[SET PROBLEM]: Every entry must be copied word for word.

[ENTRIES]:
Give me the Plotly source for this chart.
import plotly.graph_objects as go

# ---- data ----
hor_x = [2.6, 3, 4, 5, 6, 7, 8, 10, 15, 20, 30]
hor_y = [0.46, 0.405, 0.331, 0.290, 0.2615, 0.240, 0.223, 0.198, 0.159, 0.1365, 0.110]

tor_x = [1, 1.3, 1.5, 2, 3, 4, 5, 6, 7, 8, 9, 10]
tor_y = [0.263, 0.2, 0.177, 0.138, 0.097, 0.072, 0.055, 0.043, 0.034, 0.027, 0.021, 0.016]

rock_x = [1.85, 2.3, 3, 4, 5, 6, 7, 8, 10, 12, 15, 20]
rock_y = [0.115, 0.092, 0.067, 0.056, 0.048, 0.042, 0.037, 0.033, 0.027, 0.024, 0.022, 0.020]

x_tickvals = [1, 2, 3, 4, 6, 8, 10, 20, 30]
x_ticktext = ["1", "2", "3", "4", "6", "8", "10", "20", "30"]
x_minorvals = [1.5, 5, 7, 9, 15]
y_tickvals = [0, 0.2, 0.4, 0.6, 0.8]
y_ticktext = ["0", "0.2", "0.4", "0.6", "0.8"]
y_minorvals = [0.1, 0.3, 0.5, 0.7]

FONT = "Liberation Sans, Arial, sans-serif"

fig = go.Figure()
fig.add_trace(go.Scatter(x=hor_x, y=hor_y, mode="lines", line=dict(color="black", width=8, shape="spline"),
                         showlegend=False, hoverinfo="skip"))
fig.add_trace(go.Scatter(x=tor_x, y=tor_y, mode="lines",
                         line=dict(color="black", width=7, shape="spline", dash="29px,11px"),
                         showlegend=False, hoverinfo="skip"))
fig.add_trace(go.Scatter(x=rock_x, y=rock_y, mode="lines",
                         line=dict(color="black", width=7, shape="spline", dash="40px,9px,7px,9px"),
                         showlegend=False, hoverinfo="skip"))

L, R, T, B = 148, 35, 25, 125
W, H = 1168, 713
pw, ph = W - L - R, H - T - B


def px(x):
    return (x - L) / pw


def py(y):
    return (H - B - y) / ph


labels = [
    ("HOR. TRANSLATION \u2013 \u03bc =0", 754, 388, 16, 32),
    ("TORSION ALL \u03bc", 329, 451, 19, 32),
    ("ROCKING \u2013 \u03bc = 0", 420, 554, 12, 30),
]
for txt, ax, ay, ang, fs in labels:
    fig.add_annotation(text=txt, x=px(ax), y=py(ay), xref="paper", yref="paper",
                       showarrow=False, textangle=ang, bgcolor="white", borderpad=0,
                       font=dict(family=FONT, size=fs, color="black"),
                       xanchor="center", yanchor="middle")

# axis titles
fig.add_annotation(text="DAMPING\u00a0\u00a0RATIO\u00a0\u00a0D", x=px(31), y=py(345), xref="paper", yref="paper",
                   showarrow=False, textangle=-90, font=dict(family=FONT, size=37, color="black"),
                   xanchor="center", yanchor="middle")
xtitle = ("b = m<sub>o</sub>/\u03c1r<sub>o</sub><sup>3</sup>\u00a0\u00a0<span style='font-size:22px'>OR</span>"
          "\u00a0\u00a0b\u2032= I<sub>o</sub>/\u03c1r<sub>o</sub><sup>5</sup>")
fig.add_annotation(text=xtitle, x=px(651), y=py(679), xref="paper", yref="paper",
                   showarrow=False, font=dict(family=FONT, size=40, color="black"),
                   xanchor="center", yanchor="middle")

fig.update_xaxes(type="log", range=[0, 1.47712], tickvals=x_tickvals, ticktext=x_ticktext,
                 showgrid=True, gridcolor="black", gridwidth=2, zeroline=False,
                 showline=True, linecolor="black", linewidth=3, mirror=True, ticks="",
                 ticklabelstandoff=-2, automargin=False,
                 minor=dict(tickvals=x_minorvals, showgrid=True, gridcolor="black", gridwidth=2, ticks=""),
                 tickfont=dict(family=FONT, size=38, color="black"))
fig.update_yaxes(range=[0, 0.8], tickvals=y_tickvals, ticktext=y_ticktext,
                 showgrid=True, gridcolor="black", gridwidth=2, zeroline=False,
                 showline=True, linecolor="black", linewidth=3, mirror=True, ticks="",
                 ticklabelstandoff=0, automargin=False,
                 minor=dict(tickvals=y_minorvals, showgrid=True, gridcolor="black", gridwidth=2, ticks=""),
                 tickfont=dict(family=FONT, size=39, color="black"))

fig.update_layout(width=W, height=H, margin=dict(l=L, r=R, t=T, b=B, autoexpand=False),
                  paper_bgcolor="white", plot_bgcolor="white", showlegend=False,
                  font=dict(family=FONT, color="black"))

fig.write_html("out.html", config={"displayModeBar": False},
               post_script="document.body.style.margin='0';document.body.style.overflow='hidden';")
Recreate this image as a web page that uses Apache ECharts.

[SOLUTION TO THIS TASK]:
Give me the Plotly source for this chart.
import plotly.graph_objects as go

# ---- data ----
hor_x = [2.6, 3, 4, 5, 6, 7, 8, 10, 15, 20, 30]
hor_y = [0.46, 0.405, 0.331, 0.290, 0.2615, 0.240, 0.223, 0.198, 0.159, 0.1365, 0.110]

tor_x = [1, 1.3, 1.5, 2, 3, 4, 5, 6, 7, 8, 9, 10]
tor_y = [0.263, 0.2, 0.177, 0.138, 0.097, 0.072, 0.055, 0.043, 0.034, 0.027, 0.021, 0.016]

rock_x = [1.85, 2.3, 3, 4, 5, 6, 7, 8, 10, 12, 15, 20]
rock_y = [0.115, 0.092, 0.067, 0.056, 0.048, 0.042, 0.037, 0.033, 0.027, 0.024, 0.022, 0.020]

x_tickvals = [1, 2, 3, 4, 6, 8, 10, 20, 30]
x_ticktext = ["1", "2", "3", "4", "6", "8", "10", "20", "30"]
x_minorvals = [1.5, 5, 7, 9, 15]
y_tickvals = [0, 0.2, 0.4, 0.6, 0.8]
y_ticktext = ["0", "0.2", "0.4", "0.6", "0.8"]
y_minorvals = [0.1, 0.3, 0.5, 0.7]

FONT = "Liberation Sans, Arial, sans-serif"

fig = go.Figure()
fig.add_trace(go.Scatter(x=hor_x, y=hor_y, mode="lines", line=dict(color="black", width=8, shape="spline"),
                         showlegend=False, hoverinfo="skip"))
fig.add_trace(go.Scatter(x=tor_x, y=tor_y, mode="lines",
                         line=dict(color="black", width=7, shape="spline", dash="29px,11px"),
                         showlegend=False, hoverinfo="skip"))
fig.add_trace(go.Scatter(x=rock_x, y=rock_y, mode="lines",
                         line=dict(color="black", width=7, shape="spline", dash="40px,9px,7px,9px"),
                         showlegend=False, hoverinfo="skip"))

L, R, T, B = 148, 35, 25, 125
W, H = 1168, 713
pw, ph = W - L - R, H - T - B


def px(x):
    return (x - L) / pw


def py(y):
    return (H - B - y) / ph


labels = [
    ("HOR. TRANSLATION \u2013 \u03bc =0", 754, 388, 16, 32),
    ("TORSION ALL \u03bc", 329, 451, 19, 32),
    ("ROCKING \u2013 \u03bc = 0", 420, 554, 12, 30),
]
for txt, ax, ay, ang, fs in labels:
    fig.add_annotation(text=txt, x=px(ax), y=py(ay), xref="paper", yref="paper",
                       showarrow=False, textangle=ang, bgcolor="white", borderpad=0,
                       font=dict(family=FONT, size=fs, color="black"),
                       xanchor="center", yanchor="middle")

# axis titles
fig.add_annotation(text="DAMPING\u00a0\u00a0RATIO\u00a0\u00a0D", x=px(31), y=py(345), xref="paper", yref="paper",
                   showarrow=False, textangle=-90, font=dict(family=FONT, size=37, color="black"),
                   xanchor="center", yanchor="middle")
xtitle = ("b = m<sub>o</sub>/\u03c1r<sub>o</sub><sup>3</sup>\u00a0\u00a0<span style='font-size:22px'>OR</span>"
          "\u00a0\u00a0b\u2032= I<sub>o</sub>/\u03c1r<sub>o</sub><sup>5</sup>")
fig.add_annotation(text=xtitle, x=px(651), y=py(679), xref="paper", yref="paper",
                   showarrow=False, font=dict(family=FONT, size=40, color="black"),
                   xanchor="center", yanchor="middle")

fig.update_xaxes(type="log", range=[0, 1.47712], tickvals=x_tickvals, ticktext=x_ticktext,
                 showgrid=True, gridcolor="black", gridwidth=2, zeroline=False,
                 showline=True, linecolor="black", linewidth=3, mirror=True, ticks="",
                 ticklabelstandoff=-2, automargin=False,
                 minor=dict(tickvals=x_minorvals, showgrid=True, gridcolor="black", gridwidth=2, ticks=""),
                 tickfont=dict(family=FONT, size=38, color="black"))
fig.update_yaxes(range=[0, 0.8], tickvals=y_tickvals, ticktext=y_ticktext,
                 showgrid=True, gridcolor="black", gridwidth=2, zeroline=False,
                 showline=True, linecolor="black", linewidth=3, mirror=True, ticks="",
                 ticklabelstandoff=0, automargin=False,
                 minor=dict(tickvals=y_minorvals, showgrid=True, gridcolor="black", gridwidth=2, ticks=""),
                 tickfont=dict(family=FONT, size=39, color="black"))

fig.update_layout(width=W, height=H, margin=dict(l=L, r=R, t=T, b=B, autoexpand=False),
                  paper_bgcolor="white", plot_bgcolor="white", showlegend=False,
                  font=dict(family=FONT, color="black"))

fig.write_html("out.html", config={"displayModeBar": False},
               post_script="document.body.style.margin='0';document.body.style.overflow='hidden';")
Recreate this image as a web page that uses Apache ECharts.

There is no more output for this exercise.